■ **WHAT IS EXPECTED**
From the entries below, reproduce exactly the lines from the one with "Rebuild this chart" through the one with "const py = v => 1 - v / H;", both included, without images.

■ **EXERCISE MATERIAL**
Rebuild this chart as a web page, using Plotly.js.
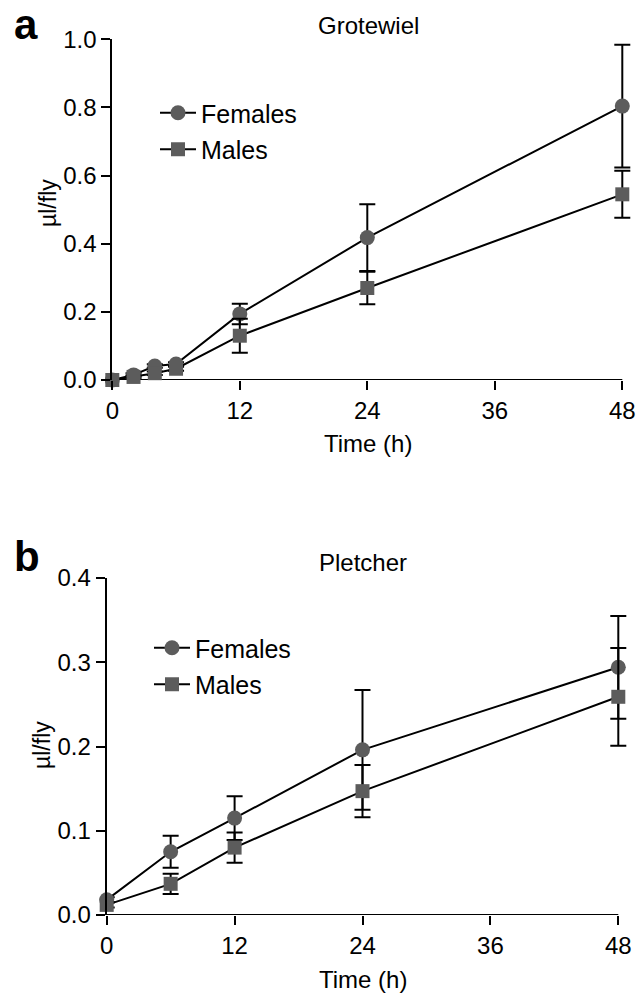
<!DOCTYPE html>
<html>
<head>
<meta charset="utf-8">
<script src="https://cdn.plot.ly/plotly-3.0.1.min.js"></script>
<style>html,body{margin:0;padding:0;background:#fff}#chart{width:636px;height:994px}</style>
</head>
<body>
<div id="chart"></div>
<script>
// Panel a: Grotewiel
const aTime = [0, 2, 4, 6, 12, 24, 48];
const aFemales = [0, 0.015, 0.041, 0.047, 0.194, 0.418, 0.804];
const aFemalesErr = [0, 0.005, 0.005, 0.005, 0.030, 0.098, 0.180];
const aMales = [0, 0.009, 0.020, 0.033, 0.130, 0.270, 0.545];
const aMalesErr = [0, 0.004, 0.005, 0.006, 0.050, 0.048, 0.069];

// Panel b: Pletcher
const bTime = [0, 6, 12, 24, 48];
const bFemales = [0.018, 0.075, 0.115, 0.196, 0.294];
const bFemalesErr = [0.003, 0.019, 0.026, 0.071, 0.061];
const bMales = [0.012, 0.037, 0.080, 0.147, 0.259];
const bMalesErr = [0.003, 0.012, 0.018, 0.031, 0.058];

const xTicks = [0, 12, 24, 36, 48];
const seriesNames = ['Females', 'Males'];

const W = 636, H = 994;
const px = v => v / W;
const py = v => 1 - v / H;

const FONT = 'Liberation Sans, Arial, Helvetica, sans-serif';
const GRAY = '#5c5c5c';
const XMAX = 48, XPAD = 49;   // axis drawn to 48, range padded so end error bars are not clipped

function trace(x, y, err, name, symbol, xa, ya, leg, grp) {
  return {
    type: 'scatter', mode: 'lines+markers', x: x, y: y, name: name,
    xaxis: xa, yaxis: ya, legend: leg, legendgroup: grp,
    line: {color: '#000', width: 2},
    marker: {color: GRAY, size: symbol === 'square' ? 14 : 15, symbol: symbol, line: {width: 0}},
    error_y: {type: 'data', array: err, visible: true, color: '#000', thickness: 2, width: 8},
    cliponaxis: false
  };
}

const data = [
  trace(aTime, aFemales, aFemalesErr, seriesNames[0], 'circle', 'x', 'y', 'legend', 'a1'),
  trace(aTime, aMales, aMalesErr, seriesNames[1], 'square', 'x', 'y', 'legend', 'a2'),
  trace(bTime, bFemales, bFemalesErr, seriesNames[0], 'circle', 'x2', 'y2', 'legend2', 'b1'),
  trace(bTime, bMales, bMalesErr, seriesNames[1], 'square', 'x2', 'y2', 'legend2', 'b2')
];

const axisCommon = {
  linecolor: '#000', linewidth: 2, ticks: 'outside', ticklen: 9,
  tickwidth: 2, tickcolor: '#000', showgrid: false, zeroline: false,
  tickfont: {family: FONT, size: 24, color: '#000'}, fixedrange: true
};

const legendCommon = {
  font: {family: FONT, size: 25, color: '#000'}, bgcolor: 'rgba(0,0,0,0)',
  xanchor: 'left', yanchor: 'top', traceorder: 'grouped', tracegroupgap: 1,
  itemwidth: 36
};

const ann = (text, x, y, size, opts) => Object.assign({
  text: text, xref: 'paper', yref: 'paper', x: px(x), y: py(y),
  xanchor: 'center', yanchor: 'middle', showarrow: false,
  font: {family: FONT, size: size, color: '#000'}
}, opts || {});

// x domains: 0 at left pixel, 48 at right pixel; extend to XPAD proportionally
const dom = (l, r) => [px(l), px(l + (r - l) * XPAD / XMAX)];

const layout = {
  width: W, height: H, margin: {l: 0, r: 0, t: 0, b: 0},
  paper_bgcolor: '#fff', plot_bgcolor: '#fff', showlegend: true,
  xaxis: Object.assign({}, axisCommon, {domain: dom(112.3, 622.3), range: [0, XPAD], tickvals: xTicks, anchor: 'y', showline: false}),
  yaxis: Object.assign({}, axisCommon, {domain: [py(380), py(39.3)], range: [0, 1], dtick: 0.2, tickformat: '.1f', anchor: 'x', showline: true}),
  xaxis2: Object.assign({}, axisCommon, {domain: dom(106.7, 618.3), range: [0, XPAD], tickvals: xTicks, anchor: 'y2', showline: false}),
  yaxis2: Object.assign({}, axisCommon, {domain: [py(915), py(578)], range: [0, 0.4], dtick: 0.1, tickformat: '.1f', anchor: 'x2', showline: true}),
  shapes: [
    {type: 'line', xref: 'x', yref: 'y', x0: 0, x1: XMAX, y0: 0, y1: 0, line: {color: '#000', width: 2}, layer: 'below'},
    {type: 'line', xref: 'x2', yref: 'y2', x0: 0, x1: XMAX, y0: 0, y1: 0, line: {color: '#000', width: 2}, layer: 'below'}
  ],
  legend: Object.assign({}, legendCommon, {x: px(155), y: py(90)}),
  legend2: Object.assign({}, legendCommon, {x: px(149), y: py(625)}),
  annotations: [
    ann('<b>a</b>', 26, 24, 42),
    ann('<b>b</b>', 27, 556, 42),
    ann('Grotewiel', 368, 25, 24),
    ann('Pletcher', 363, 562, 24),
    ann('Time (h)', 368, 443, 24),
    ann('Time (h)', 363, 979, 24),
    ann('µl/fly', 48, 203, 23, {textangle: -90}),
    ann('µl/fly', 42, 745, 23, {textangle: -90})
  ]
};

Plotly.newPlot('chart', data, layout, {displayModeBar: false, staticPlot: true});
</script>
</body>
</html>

--

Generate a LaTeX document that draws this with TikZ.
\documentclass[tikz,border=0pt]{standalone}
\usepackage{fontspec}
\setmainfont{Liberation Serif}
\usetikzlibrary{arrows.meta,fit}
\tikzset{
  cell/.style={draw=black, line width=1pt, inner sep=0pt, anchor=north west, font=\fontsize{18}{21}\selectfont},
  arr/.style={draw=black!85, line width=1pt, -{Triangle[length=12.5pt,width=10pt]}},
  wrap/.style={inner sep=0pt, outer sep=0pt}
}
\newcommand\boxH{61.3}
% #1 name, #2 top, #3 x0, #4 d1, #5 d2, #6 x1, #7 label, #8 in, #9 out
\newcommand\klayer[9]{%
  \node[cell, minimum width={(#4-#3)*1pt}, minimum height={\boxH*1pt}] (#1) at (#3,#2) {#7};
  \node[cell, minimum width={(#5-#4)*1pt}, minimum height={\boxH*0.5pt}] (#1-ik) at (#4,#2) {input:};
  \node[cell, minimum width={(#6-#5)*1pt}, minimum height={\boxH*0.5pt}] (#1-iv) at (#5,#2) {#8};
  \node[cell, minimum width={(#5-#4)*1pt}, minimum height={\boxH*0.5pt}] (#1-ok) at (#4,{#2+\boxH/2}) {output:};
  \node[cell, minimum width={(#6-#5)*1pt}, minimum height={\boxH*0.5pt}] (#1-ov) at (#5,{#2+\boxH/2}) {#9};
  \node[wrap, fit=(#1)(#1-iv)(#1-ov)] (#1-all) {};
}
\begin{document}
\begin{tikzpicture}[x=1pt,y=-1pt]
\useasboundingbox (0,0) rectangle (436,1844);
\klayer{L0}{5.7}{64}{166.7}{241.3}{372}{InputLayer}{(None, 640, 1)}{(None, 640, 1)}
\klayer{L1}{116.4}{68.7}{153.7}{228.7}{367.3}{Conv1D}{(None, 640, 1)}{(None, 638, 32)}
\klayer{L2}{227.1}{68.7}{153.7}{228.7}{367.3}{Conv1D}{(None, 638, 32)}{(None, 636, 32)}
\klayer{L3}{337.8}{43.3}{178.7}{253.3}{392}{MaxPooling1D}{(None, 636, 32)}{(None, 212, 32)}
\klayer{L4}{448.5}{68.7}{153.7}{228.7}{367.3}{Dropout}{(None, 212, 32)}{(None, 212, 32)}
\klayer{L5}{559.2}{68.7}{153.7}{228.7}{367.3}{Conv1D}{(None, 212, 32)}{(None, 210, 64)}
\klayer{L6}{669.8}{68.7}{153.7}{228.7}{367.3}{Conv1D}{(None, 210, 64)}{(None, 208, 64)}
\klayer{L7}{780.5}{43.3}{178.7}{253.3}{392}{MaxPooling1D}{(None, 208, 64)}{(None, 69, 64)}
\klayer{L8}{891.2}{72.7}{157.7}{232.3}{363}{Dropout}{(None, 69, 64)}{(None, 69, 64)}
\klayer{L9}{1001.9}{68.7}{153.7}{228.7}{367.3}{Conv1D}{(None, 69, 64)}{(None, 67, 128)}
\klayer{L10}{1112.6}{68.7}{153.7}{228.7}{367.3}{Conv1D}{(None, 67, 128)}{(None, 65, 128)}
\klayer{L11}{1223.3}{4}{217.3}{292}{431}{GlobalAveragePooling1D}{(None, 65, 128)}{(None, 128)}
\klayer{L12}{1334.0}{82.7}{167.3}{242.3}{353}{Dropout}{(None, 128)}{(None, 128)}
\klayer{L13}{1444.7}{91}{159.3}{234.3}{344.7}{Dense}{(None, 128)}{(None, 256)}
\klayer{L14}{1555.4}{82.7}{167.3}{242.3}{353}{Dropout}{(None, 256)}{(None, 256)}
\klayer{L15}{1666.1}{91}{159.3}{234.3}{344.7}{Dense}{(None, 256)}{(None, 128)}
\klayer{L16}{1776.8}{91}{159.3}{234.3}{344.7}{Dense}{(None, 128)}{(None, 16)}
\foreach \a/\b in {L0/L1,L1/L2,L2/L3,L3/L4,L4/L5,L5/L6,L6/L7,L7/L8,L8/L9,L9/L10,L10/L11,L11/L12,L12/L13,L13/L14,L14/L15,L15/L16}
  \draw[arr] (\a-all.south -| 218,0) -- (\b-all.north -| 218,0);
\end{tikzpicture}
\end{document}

■ **RESPONSE BELOW**
Rebuild this chart as a web page, using Plotly.js.
<!DOCTYPE html>
<html>
<head>
<meta charset="utf-8">
<script src="https://cdn.plot.ly/plotly-3.0.1.min.js"></script>
<style>html,body{margin:0;padding:0;background:#fff}#chart{width:636px;height:994px}</style>
</head>
<body>
<div id="chart"></div>
<script>
// Panel a: Grotewiel
const aTime = [0, 2, 4, 6, 12, 24, 48];
const aFemales = [0, 0.015, 0.041, 0.047, 0.194, 0.418, 0.804];
const aFemalesErr = [0, 0.005, 0.005, 0.005, 0.030, 0.098, 0.180];
const aMales = [0, 0.009, 0.020, 0.033, 0.130, 0.270, 0.545];
const aMalesErr = [0, 0.004, 0.005, 0.006, 0.050, 0.048, 0.069];

// Panel b: Pletcher
const bTime = [0, 6, 12, 24, 48];
const bFemales = [0.018, 0.075, 0.115, 0.196, 0.294];
const bFemalesErr = [0.003, 0.019, 0.026, 0.071, 0.061];
const bMales = [0.012, 0.037, 0.080, 0.147, 0.259];
const bMalesErr = [0.003, 0.012, 0.018, 0.031, 0.058];

const xTicks = [0, 12, 24, 36, 48];
const seriesNames = ['Females', 'Males'];

const W = 636, H = 994;
const px = v => v / W;
const py = v => 1 - v / H;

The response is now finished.